**Your task:**
Quote all of the data exactly as given. Skip every picture it contains.

┌──

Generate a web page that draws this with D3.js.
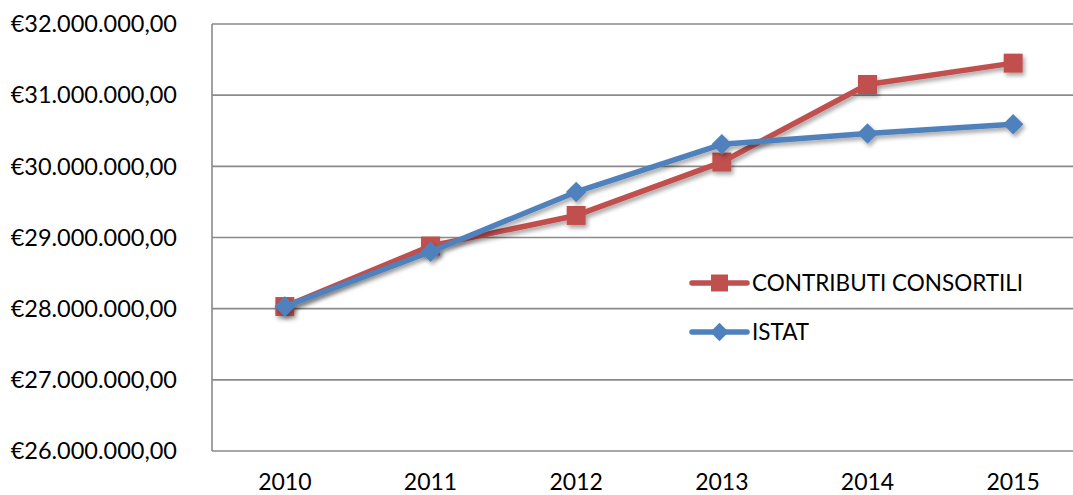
<!DOCTYPE html>
<html lang="it">
<head>
    <meta charset="UTF-8">
    <title>Contributi consortili vs ISTAT</title>
    <script src="https://d3js.org/d3.v7.min.js"></script>
    <style>
        body { margin: 0; padding: 0; background: #fff; }
        svg { display: block; }
        .tick-label { font-family: Lato, "Open Sans", sans-serif; fill: #000; }
        .grid line { stroke: #8a8a8a; stroke-width: 1.6px; }
    </style>
</head>
<body>
<div id="chart"></div>
<script>
    // data
    const years = ["2010", "2011", "2012", "2013", "2014", "2015"];
    const contributi = [28030000, 28880000, 29310000, 30060000, 31150000, 31450000];
    const istat = [28030000, 28800000, 29640000, 30310000, 30460000, 30590000];
    const yTicks = [26000000, 27000000, 28000000, 29000000, 30000000, 31000000, 32000000];
    const seriesNames = ["CONTRIBUTI CONSORTILI", "ISTAT"];

    const width = 1073, height = 495;
    const margin = { top: 24, right: -13, bottom: 44, left: 212 }; // plot runs past the right edge, like the original

    const svg = d3.select("#chart").append("svg")
        .attr("width", width)
        .attr("height", height);

    // soft shadow under the lines
    const defs = svg.append("defs");
    defs.append("filter")
        .attr("id", "shadow")
        .attr("x", "-10%").attr("y", "-10%")
        .attr("width", "130%").attr("height", "150%")
        .append("feDropShadow")
        .attr("dx", 2).attr("dy", 3)
        .attr("stdDeviation", 2)
        .attr("flood-color", "#000")
        .attr("flood-opacity", 0.35);

    const x = d3.scaleBand()
        .domain(years)
        .range([margin.left, width - margin.right]);

    const y = d3.scaleLinear()
        .domain([26000000, 32000000])
        .range([height - margin.bottom, margin.top]);

    const fmt = v => "€" + d3.format(",.2f")(v).replace(/,/g, "#").replace(/\./g, ",").replace(/#/g, ".");

    // gridlines
    svg.append("g")
        .attr("class", "grid")
        .selectAll("line")
        .data(yTicks)
        .join("line")
        .attr("x1", margin.left)
        .attr("x2", width - margin.right)
        .attr("y1", d => y(d))
        .attr("y2", d => y(d));

    // y axis line
    svg.append("line")
        .attr("x1", margin.left).attr("x2", margin.left)
        .attr("y1", y(32000000)).attr("y2", y(26000000))
        .attr("stroke", "#8a8a8a")
        .attr("stroke-width", 1.6);

    // y labels
    svg.append("g")
        .selectAll("text")
        .data(yTicks)
        .join("text")
        .attr("class", "tick-label")
        .attr("x", margin.left - 35)
        .attr("y", d => y(d))
        .attr("dy", "0.35em")
        .attr("text-anchor", "end")
        .style("font-size", "23.5px")
        .text(fmt);

    // x labels
    svg.append("g")
        .selectAll("text")
        .data(years)
        .join("text")
        .attr("class", "tick-label")
        .attr("x", d => x(d) + x.bandwidth() / 2)
        .attr("y", y(26000000) + 31)
        .attr("dy", "0.35em")
        .attr("text-anchor", "middle")
        .style("font-size", "23px")
        .text(d => d);

    const cx = (d, i) => x(years[i]) + x.bandwidth() / 2;
    const line = d3.line().x(cx).y(d => y(d));

    const series = [
        { name: seriesNames[0], values: contributi, color: "#c0504d", size: 360, rotate: 0 },
        { name: seriesNames[1], values: istat, color: "#4f81bd", size: 210, rotate: 45 }
    ];

    series.forEach(s => {
        const g = svg.append("g").attr("filter", "url(#shadow)");
        g.append("path")
            .datum(s.values)
            .attr("d", line)
            .attr("fill", "none")
            .attr("stroke", s.color)
            .attr("stroke-width", 5.5)
            .attr("stroke-linejoin", "round");
        g.selectAll(".pt")
            .data(s.values)
            .join("path")
            .attr("class", "pt")
            .attr("transform", (d, i) => `translate(${cx(d, i)},${y(d)}) rotate(${s.rotate})`)
            .attr("d", d3.symbol().type(d3.symbolSquare).size(s.size))
            .attr("fill", s.color);
    });

    // legend
    const legend = svg.append("g");
    series.forEach((s, i) => {
        const ly = 283 + i * 49;
        legend.append("line")
            .attr("x1", 692).attr("x2", 747)
            .attr("y1", ly).attr("y2", ly)
            .attr("stroke", s.color)
            .attr("stroke-width", 5.5)
            .attr("stroke-linecap", "round");
        legend.append("path")
            .attr("transform", `translate(719.5,${ly}) rotate(${s.rotate})`)
            .attr("d", d3.symbol().type(d3.symbolSquare).size(s.size * 0.8))
            .attr("fill", s.color);
        legend.append("text")
            .attr("class", "tick-label")
            .attr("x", 752)
            .attr("y", ly)
            .attr("dy", "0.35em")
            .style("font-size", "22.5px")
            .text(s.name);
    });
</script>
</body>
</html>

└──

**Solution to this problem:**
Generate a web page that draws this with D3.js.
<!DOCTYPE html>
<html lang="it">
<head>
    <meta charset="UTF-8">
    <title>Contributi consortili vs ISTAT</title>
    <script src="https://d3js.org/d3.v7.min.js"></script>
    <style>
        body { margin: 0; padding: 0; background: #fff; }
        svg { display: block; }
        .tick-label { font-family: Lato, "Open Sans", sans-serif; fill: #000; }
        .grid line { stroke: #8a8a8a; stroke-width: 1.6px; }
    </style>
</head>
<body>
<div id="chart"></div>
<script>
    // data
    const years = ["2010", "2011", "2012", "2013", "2014", "2015"];
    const contributi = [28030000, 28880000, 29310000, 30060000, 31150000, 31450000];
    const istat = [28030000, 28800000, 29640000, 30310000, 30460000, 30590000];
    const yTicks = [26000000, 27000000, 28000000, 29000000, 30000000, 31000000, 32000000];
    const seriesNames = ["CONTRIBUTI CONSORTILI", "ISTAT"];

    const width = 1073, height = 495;
    const margin = { top: 24, right: -13, bottom: 44, left: 212 }; // plot runs past the right edge, like the original

    const svg = d3.select("#chart").append("svg")
        .attr("width", width)
        .attr("height", height);

    // soft shadow under the lines
    const defs = svg.append("defs");
    defs.append("filter")
        .attr("id", "shadow")
        .attr("x", "-10%").attr("y", "-10%")
        .attr("width", "130%").attr("height", "150%")
        .append("feDropShadow")
        .attr("dx", 2).attr("dy", 3)
        .attr("stdDeviation", 2)
        .attr("flood-color", "#000")
        .attr("flood-opacity", 0.35);

    const x = d3.scaleBand()
        .domain(years)
        .range([margin.left, width - margin.right]);

    const y = d3.scaleLinear()
        .domain([26000000, 32000000])
        .range([height - margin.bottom, margin.top]);

    const fmt = v => "€" + d3.format(",.2f")(v).replace(/,/g, "#").replace(/\./g, ",").replace(/#/g, ".");

    // gridlines
    svg.append("g")
        .attr("class", "grid")
        .selectAll("line")
        .data(yTicks)
        .join("line")
        .attr("x1", margin.left)
        .attr("x2", width - margin.right)
        .attr("y1", d => y(d))
        .attr("y2", d => y(d));

    // y axis line
    svg.append("line")
        .attr("x1", margin.left).attr("x2", margin.left)
        .attr("y1", y(32000000)).attr("y2", y(26000000))
        .attr("stroke", "#8a8a8a")
        .attr("stroke-width", 1.6);

    // y labels
    svg.append("g")
        .selectAll("text")
        .data(yTicks)
        .join("text")
        .attr("class", "tick-label")
        .attr("x", margin.left - 35)
        .attr("y", d => y(d))
        .attr("dy", "0.35em")
        .attr("text-anchor", "end")
        .style("font-size", "23.5px")
        .text(fmt);

    // x labels
    svg.append("g")
        .selectAll("text")
        .data(years)
        .join("text")
        .attr("class", "tick-label")
        .attr("x", d => x(d) + x.bandwidth() / 2)
        .attr("y", y(26000000) + 31)
        .attr("dy", "0.35em")
        .attr("text-anchor", "middle")
        .style("font-size", "23px")
        .text(d => d);

    const cx = (d, i) => x(years[i]) + x.bandwidth() / 2;
    const line = d3.line().x(cx).y(d => y(d));

    const series = [
        { name: seriesNames[0], values: contributi, color: "#c0504d", size: 360, rotate: 0 },
        { name: seriesNames[1], values: istat, color: "#4f81bd", size: 210, rotate: 45 }
    ];

    series.forEach(s => {
        const g = svg.append("g").attr("filter", "url(#shadow)");
        g.append("path")
            .datum(s.values)
            .attr("d", line)
            .attr("fill", "none")
            .attr("stroke", s.color)
            .attr("stroke-width", 5.5)
            .attr("stroke-linejoin", "round");
        g.selectAll(".pt")
            .data(s.values)
            .join("path")
            .attr("class", "pt")
            .attr("transform", (d, i) => `translate(${cx(d, i)},${y(d)}) rotate(${s.rotate})`)
            .attr("d", d3.symbol().type(d3.symbolSquare).size(s.size))
            .attr("fill", s.color);
    });

    // legend
    const legend = svg.append("g");
    series.forEach((s, i) => {
        const ly = 283 + i * 49;
        legend.append("line")
            .attr("x1", 692).attr("x2", 747)
            .attr("y1", ly).attr("y2", ly)
            .attr("stroke", s.color)
            .attr("stroke-width", 5.5)
            .attr("stroke-linecap", "round");
        legend.append("path")
            .attr("transform", `translate(719.5,${ly}) rotate(${s.rotate})`)
            .attr("d", d3.symbol().type(d3.symbolSquare).size(s.size * 0.8))
            .attr("fill", s.color);
        legend.append("text")
            .attr("class", "tick-label")
            .attr("x", 752)
            .attr("y", ly)
            .attr("dy", "0.35em")
            .style("font-size", "22.5px")
            .text(s.name);
    });
</script>
</body>
</html>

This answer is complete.